Heating rate effects on reverse martensitic transformation in a Cu – Zn – Al shape memory alloy

Abstract

Abstract Different fragments of martensitic Cu-14.86 Zn-5.81 Al-0.5 Fe (mass.%) shape memory alloy were subjected to heating, up to 453 K, with different rates ranging from 1.66 ×10−2 K s−1 to 54.6 × 1.66 × 10−2 K s−1, performed by means of a differential scanning calorimeter. In all cases, during heating, an endothermic peak was observed which was associated with the martensite reversion to parent phase. By means of the differential scanning calorimeter charts the critical transformation temperatures of martensite reversion were determined using the tangent method. The effects of heating rate were evaluated from the point of view: (i) of variation tendencies of critical transformation temperatures; (ii) of deviations of experimental values from linear fit and extrapolation to zero heating rate; and (iii) of corroborating morphological changes of martensite (sub)plates with heat flow variation particularities.
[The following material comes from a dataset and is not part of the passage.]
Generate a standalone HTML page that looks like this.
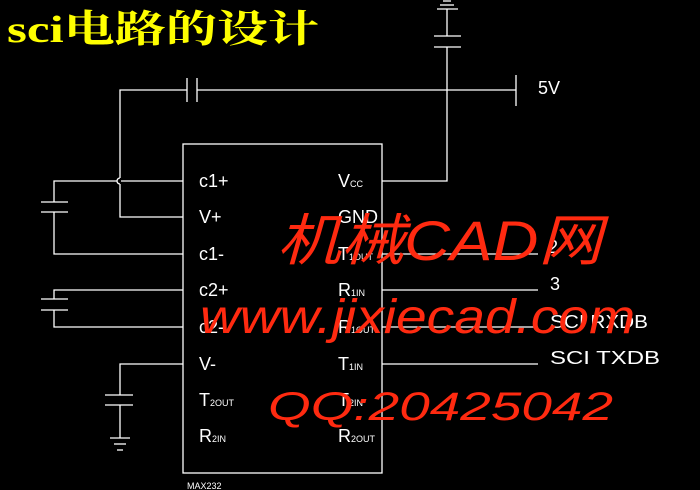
<!DOCTYPE html>
<html><head><meta charset="utf-8"><style>
html,body{margin:0;padding:0;background:#000;width:700px;height:490px;overflow:hidden}
svg{display:block}
text{font-family:"Liberation Sans",sans-serif;fill:#fff}
</style></head><body>
<svg width="700" height="490" viewBox="0 0 700 490">
<g stroke="#fff" stroke-width="1.3" fill="none">
<rect x="183" y="144" width="199" height="329"/>
<line x1="443" y1="1" x2="451" y2="1"/><line x1="440" y1="5" x2="454" y2="5"/><line x1="437" y1="9" x2="458" y2="9"/>
<line x1="447" y1="9" x2="447" y2="36"/>
<line x1="434" y1="36" x2="461" y2="36"/><line x1="434" y1="47" x2="461" y2="47"/>
<polyline points="447,47 447,181 382,181"/>
<line x1="197" y1="90" x2="516" y2="90"/>
<line x1="516" y1="75" x2="516" y2="106"/>
<line x1="187" y1="78" x2="187" y2="102"/><line x1="197" y1="78" x2="197" y2="102"/>
<polyline points="187,90 120,90 120,178"/>
<path d="M120,178 a3,3 0 0 0 0,6"/>
<polyline points="120,184 120,217 183,217"/>
<polyline points="117,181 54,181 54,202"/>
<line x1="121" y1="181" x2="183" y2="181"/>
<line x1="41" y1="202" x2="68" y2="202"/><line x1="41" y1="212" x2="68" y2="212"/>
<polyline points="54,212 54,254 183,254"/>
<polyline points="183,290 54,290 54,299"/>
<line x1="41" y1="299" x2="68" y2="299"/><line x1="41" y1="310" x2="68" y2="310"/>
<polyline points="54,310 54,327 183,327"/>
<polyline points="183,364 120,364 120,395"/>
<line x1="105" y1="395" x2="133" y2="395"/><line x1="105" y1="405" x2="133" y2="405"/>
<line x1="120" y1="405" x2="120" y2="438"/>
<line x1="110" y1="438" x2="130" y2="438"/><line x1="114" y1="444" x2="126" y2="444"/><line x1="117" y1="450" x2="123" y2="450"/>
<line x1="382" y1="254" x2="538" y2="254"/>
<line x1="382" y1="290" x2="538" y2="290"/>
<line x1="382" y1="327" x2="538" y2="327"/>
<line x1="382" y1="364" x2="538" y2="364"/>
</g>
<text x="7" y="42" textLength="312" lengthAdjust="spacingAndGlyphs" style="font-family:'Liberation Serif','Noto Serif CJK SC',serif;font-weight:bold;font-size:38px;fill:#ff0">sci电路的设计</text>
<g font-size="18">
<text x="199" y="187">c1+</text>
<text x="199" y="223">V+</text>
<text x="199" y="260">c1-</text>
<text x="199" y="296">c2+</text>
<text x="199" y="333">c2-</text>
<text x="199" y="370">V-</text>
<text x="199" y="406">T<tspan font-size="9">2OUT</tspan></text>
<text x="199" y="442">R<tspan font-size="9">2IN</tspan></text>
<text x="338" y="187">V<tspan font-size="9">CC</tspan></text>
<text x="338" y="223">GND</text>
<text x="338" y="260">T<tspan font-size="9">1OUT</tspan></text>
<text x="338" y="296">R<tspan font-size="9">1IN</tspan></text>
<text x="338" y="333">R<tspan font-size="9">1OUT</tspan></text>
<text x="338" y="370">T<tspan font-size="9">1IN</tspan></text>
<text x="338" y="406">T<tspan font-size="9">2IN</tspan></text>
<text x="338" y="442">R<tspan font-size="9">2OUT</tspan></text>
<text x="548" y="253">2</text>
<text x="550" y="290">3</text>
<text x="550" y="328" textLength="98" lengthAdjust="spacingAndGlyphs">SCI RXDB</text>
<text x="550" y="364" textLength="110" lengthAdjust="spacingAndGlyphs">SCI TXDB</text>
<text x="538" y="94">5V</text>
</g>
<text x="187" y="489" font-size="9">MAX232</text>
<g style="font-family:'Liberation Sans','Noto Sans CJK SC',sans-serif;font-style:italic">
<text x="277" y="260" font-size="56" textLength="325" lengthAdjust="spacingAndGlyphs" style="fill:#ff2a10">机械CAD网</text>
<text x="200" y="333" font-size="48" textLength="435" lengthAdjust="spacingAndGlyphs" style="fill:#ff2a10">www.jixiecad.com</text>
<text x="268" y="420" font-size="40" textLength="345" lengthAdjust="spacingAndGlyphs" style="fill:#ff2a10">QQ:20425042</text>
</g>
</svg>
</body></html>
The results prove that there is an obvious tendency of critical transformation temperatures, of reverse martensitic transformation, to linearly increase with heating rate. The effectiveness of the linear relationships was checked for two heating rate values located inside and outside the above mentioned range, respectively and the difference between the experimental and calculated values of critical transformation temperatures fell within the range (−3 … +4) ‰.